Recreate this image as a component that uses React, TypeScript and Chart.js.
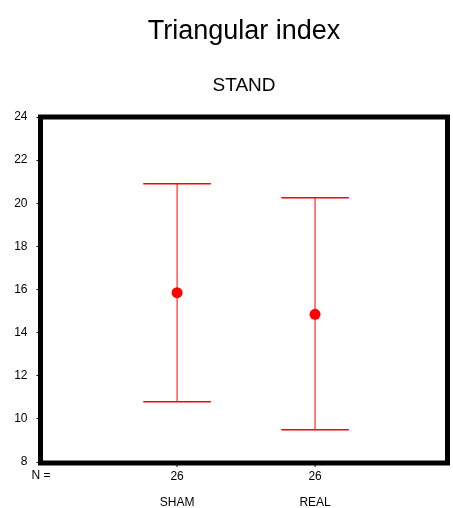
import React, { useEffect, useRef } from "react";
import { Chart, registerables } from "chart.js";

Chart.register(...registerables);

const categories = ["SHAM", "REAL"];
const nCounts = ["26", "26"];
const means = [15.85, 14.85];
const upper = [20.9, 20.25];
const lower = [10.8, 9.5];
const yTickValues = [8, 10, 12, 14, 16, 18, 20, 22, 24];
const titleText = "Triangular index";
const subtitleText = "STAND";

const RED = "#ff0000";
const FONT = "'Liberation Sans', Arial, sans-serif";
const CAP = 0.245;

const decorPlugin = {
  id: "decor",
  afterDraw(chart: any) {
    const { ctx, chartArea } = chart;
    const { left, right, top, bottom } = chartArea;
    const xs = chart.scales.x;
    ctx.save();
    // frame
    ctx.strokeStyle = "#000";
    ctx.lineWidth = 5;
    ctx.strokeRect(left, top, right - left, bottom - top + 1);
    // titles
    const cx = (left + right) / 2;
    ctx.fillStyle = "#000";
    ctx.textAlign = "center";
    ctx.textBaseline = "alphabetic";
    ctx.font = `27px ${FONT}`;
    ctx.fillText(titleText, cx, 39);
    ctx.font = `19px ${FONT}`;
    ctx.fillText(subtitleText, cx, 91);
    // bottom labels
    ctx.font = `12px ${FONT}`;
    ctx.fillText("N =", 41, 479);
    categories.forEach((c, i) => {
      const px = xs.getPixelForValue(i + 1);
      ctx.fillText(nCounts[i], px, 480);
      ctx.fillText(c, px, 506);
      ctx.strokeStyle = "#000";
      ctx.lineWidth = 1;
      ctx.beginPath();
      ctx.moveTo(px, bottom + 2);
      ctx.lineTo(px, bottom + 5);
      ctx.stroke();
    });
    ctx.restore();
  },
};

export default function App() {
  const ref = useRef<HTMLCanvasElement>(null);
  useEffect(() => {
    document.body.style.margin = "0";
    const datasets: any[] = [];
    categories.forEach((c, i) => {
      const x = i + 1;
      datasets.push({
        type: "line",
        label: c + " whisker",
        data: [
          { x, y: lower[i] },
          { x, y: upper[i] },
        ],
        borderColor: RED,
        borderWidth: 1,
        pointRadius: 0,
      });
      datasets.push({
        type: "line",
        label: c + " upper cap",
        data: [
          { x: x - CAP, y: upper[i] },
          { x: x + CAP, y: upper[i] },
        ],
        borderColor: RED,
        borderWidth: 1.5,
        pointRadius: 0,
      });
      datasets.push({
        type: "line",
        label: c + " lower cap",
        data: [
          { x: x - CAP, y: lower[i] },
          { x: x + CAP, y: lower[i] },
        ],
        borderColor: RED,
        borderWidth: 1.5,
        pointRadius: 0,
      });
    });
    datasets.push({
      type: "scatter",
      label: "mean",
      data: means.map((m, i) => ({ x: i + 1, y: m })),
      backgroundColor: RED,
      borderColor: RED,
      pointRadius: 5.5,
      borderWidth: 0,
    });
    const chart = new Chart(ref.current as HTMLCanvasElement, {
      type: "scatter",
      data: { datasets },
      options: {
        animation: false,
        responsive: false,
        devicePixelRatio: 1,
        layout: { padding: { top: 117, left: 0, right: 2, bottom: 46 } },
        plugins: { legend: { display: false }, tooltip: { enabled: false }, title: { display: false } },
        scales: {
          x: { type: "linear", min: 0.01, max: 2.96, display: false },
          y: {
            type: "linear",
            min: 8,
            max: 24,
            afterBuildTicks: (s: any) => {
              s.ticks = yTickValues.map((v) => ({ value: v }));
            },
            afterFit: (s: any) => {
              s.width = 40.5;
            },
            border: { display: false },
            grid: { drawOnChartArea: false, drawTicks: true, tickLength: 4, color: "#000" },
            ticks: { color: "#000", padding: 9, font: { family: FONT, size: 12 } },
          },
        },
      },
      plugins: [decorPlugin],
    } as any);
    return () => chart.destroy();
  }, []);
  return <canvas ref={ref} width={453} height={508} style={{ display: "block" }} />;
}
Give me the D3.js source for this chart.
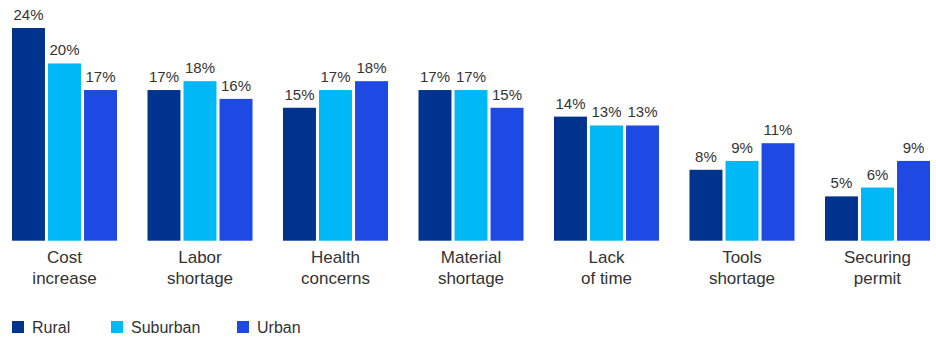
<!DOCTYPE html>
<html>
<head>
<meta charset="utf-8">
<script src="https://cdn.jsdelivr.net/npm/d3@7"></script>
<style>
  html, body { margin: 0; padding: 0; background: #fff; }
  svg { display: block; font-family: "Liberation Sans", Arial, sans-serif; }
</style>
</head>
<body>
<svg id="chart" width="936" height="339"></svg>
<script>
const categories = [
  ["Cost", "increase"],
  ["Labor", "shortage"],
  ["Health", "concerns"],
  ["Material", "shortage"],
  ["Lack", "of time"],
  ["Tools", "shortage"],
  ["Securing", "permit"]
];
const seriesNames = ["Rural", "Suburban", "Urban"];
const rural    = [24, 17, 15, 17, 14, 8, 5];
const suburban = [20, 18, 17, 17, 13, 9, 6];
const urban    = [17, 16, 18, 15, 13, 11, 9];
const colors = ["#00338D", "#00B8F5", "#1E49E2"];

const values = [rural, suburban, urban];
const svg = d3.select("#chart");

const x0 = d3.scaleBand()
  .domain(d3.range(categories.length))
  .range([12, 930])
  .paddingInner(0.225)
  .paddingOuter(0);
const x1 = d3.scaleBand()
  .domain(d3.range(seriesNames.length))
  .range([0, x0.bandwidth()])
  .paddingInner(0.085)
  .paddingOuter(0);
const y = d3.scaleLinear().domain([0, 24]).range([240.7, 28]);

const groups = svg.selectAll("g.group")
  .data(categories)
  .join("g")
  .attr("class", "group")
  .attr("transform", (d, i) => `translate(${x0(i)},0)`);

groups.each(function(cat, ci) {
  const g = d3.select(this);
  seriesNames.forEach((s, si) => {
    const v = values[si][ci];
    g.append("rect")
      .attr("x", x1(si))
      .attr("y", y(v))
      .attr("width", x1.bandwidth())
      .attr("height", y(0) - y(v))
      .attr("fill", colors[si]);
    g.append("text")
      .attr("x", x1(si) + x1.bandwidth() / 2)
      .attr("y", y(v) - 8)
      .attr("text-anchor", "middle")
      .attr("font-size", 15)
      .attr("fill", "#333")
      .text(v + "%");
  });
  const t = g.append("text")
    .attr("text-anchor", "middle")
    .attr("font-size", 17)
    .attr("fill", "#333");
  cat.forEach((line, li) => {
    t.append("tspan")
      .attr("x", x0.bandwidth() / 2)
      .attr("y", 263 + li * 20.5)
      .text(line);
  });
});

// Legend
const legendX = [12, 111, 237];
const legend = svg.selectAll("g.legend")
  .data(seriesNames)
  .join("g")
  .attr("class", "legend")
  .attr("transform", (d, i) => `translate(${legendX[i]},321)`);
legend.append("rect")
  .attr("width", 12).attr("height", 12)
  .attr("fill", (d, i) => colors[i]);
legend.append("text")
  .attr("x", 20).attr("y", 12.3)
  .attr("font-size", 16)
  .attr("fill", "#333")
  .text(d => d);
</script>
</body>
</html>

• Your objective: Copy every line that includes the string "React" from the material above.

• Correct output:
Recreate this image as a component that uses React, TypeScript and Chart.js.
import React, { useEffect, useRef } from "react";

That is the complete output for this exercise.